A middle-aged woman is writing a novel about a middle-aged woman whose laptop gets stolen, sending her on a trip from Manhattan to Albany, NY, to find the machine. Meanwhile the author of her story stays in Manhattan, navigating a problematic relationship with her lover, who also happens to be a prominent artist and critic of her novel.
Eleanor, Or, The Rejection of the Progress of Love works on so many levels: Anna Moschovakis’s artful use of precise language seamlessly connects her plots and characters with a bountiful range of references and within a structure that almost defies itself, all while being emotionally layered and intellectually textured ... very classic and relevant questions inhabit Eleanor and her writer: paradox and meaning, connection and disconnection, process and loss, trauma and stress, collective and individual grief, authority, race, gender, capitalism, technology, and of course, progress or the illusion of it as well as love and its confusions. Moschovakis does this in a way that will stay in one’s head for days, then trickle down to trigger thoughts, emotions, and ideas in various parts of one’s body. I like this about this book ... in the unfolding of this story, Moschovakis takes every possible opportunity to locate us in points of high philosophy, common news, or both at the same time. It is metafictional to the nth degree, and these complex references are like treasures that she has laid along the path of the story ... This book is cerebral in tone, yet emotional in effect. Moschovakis’s creation, a Jenga-ian tower of stacked data is precariously perched in a game where everything is meant to collapse. Yet throughout this novel, Moschovakis knows exactly which piece to pull out so that the tower never topples ... This book is rich, complex, and overflowingly human.

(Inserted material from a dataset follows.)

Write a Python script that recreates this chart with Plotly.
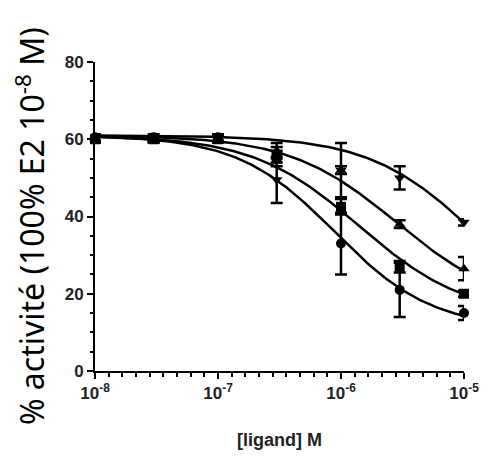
import numpy as np
import plotly.graph_objects as go

# concentrations (M)
conc = [1e-8, 3e-8, 1e-7, 3e-7, 1e-6, 3e-6, 1e-5]

# mean % activity and SEM for each ligand series
circle_y = [60.5, 60.5, 60.5, 56.0, 33.0, 21.0, 15.0]
circle_err = [0.8, 0.8, 0.8, 2.0, 8.0, 7.0, 1.8]
square_y = [60.0, 60.0, 60.0, 55.0, 42.5, 27.0, 20.0]
square_err = [0.8, 0.8, 0.8, 2.0, 2.0, 1.5, 0.8]
tri_up_y = [60.0, 60.0, 60.0, 57.0, 52.0, 38.0, 26.5]
tri_up_err = [0.8, 0.8, 0.8, 2.0, 7.0, 1.0, 3.0]
tri_down_y = [60.0, 60.0, 60.0, 49.5, 52.0, 50.0, 38.5]
tri_down_err = [0.8, 0.8, 0.8, 6.0, 1.0, 3.0, 0.8]

# fitted 4-parameter logistic parameters: top, bottom, logIC50, hill slope
circle_fit = (61.0, 11.0, -6.05, 1.1)
square_fit = (61.0, 14.0, -5.85, 1.0)
tri_up_fit = (61.0, 16.0, -5.55, 1.0)
tri_down_fit = (61.0, 10.0, -4.9, 1.0)

x_ticks = [-8, -7, -6, -5]
x_tick_text = ["10<sup>-8</sup>", "10<sup>-7</sup>", "10<sup>-6</sup>", "10<sup>-5</sup>"]
y_ticks = [0, 20, 40, 60, 80]

series = [
    ("circle", circle_y, circle_err, circle_fit),
    ("square", square_y, square_err, square_fit),
    ("triangle-up", tri_up_y, tri_up_err, tri_up_fit),
    ("triangle-down", tri_down_y, tri_down_err, tri_down_fit),
]

logx = np.log10(conc)
xs = np.linspace(-8, -5, 200)

fig = go.Figure()
for sym, y, err, (top, bot, lic, h) in series:
    curve = bot + (top - bot) / (1 + 10 ** ((xs - lic) * h))
    fig.add_trace(go.Scatter(x=xs, y=curve, mode="lines",
                             line=dict(color="black", width=2.5),
                             showlegend=False, hoverinfo="skip", cliponaxis=False))
for sym, y, err, fit in series:
    fig.add_trace(go.Scatter(
        x=logx, y=y, mode="markers",
        marker=dict(symbol=sym, size=10, color="black"),
        error_y=dict(type="data", array=err, visible=True, color="black",
                     thickness=2.5, width=6),
        showlegend=False, cliponaxis=False))

tickfont = dict(family="Liberation Sans", size=17, color="#222", weight="bold")

fig.update_layout(
    width=483, height=454,
    margin=dict(l=87, r=25, t=54, b=91),
    plot_bgcolor="white", paper_bgcolor="white",
    xaxis=dict(range=[-8, -5], tickmode="array", tickvals=x_ticks, ticktext=x_tick_text,
               showgrid=False, zeroline=False, showline=True, linecolor="black", linewidth=2,
               ticks="outside", ticklen=6, tickwidth=2, tickcolor="black", tickfont=tickfont,
               minor=dict(tick0=-8, dtick=1/9, ticks="outside", ticklen=4, tickwidth=2,
                          tickcolor="black", showgrid=False)),
    yaxis=dict(range=[0, 80], tickmode="array", tickvals=y_ticks,
               showgrid=False, zeroline=False, showline=True, linecolor="black", linewidth=2,
               ticks="outside", ticklen=6, tickwidth=2, tickcolor="black", tickfont=tickfont,
               minor=dict(tick0=0, dtick=5, ticks="outside", ticklen=3, tickwidth=2,
                          tickcolor="black", showgrid=False)),
    annotations=[
        dict(text="% activité (100% E2 10<sup>-8</sup> M)", xref="paper", yref="paper",
             x=-0.178, y=0.47, xanchor="center", yanchor="middle", textangle=-90,
             showarrow=False, borderpad=0,
             font=dict(family="Noto Sans", size=32, color="black")),
        dict(text="<b>[ligand] M</b>", xref="paper", yref="paper",
             x=0.5, y=-0.223, xanchor="center", yanchor="middle",
             showarrow=False, font=dict(family="Liberation Sans", size=18, color="#222")),
    ],
)

fig.write_html("out.html")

The first thing that must be said about Eleanor...is that it is great fun. There is nothing so distinct as a screwball protagonist, a comic plot, or innumerable one-liners that we can attribute this enjoyment to—rather, it is simply found evenly distributed everywhere throughout the tone and shape and feel of Moschovakis’s work: the words she chooses to place together, the movement of her sentences, the ironic pleasures that come from her interpolation of two narratives set in different, but related planes of reality ... oftentimes self-reflexive, self-commentating, and self-conscious, but never precious or purposeless ... A book about the inner lives of our contemporaries must be conversant with how it feels to live right now, and at this Eleanor excels. Not in the weak sense of name-dropping popular websites, fashionable trends, and political slogans, rather in the much stronger sense of understanding how we use those things to construct our identities and live our lives ... Moschovakis has created a novel of great strength and flex. Much as it bends and twists and gyres, it does not break, in fact only accumulates more tensile strength from the motion, just as, one hopes, we all can do.
I was hooked on Moschovakis—after finishing Eleanor, or, the Rejection of the Progress of Love, I immediately ordered a previously published collection of her poetry, They and We Will Get into Trouble for This, and then began re-reading the book I had just completed, feeling that surreal sensation that a book had been written just for me. Given Moschovakis’s poetic background, her prose is marvelously rich with meaning, conceptually dense and precise in phrasing ... Although its prose is palatable, Eleanor is a fairly cerebral text, often in the vein of the anti-social autofiction of late, which primarily concerns the human relationship to self and thought rather than people. Moschovakis does not shy away from contemplating the age-old question of the extent to which fiction is colored by imagination, and to what extent it is autobiographical. It is, at the end of the day, a book which is concerned with process as it pertains to reading and writing, art and understanding ... It is...less important to the text that Moschovakis alludes to particular pieces [of art] than that she explores the act of self-discovery through art, that Eleanor embarks on a trip toward meaning, has her own personal relationship to art, and arrives at conclusions of meaning that are not necessarily dictated by the external, but curates her own collection of symbols that guide her, as if constellations guiding a ship’s nighttime path toward unknown lands.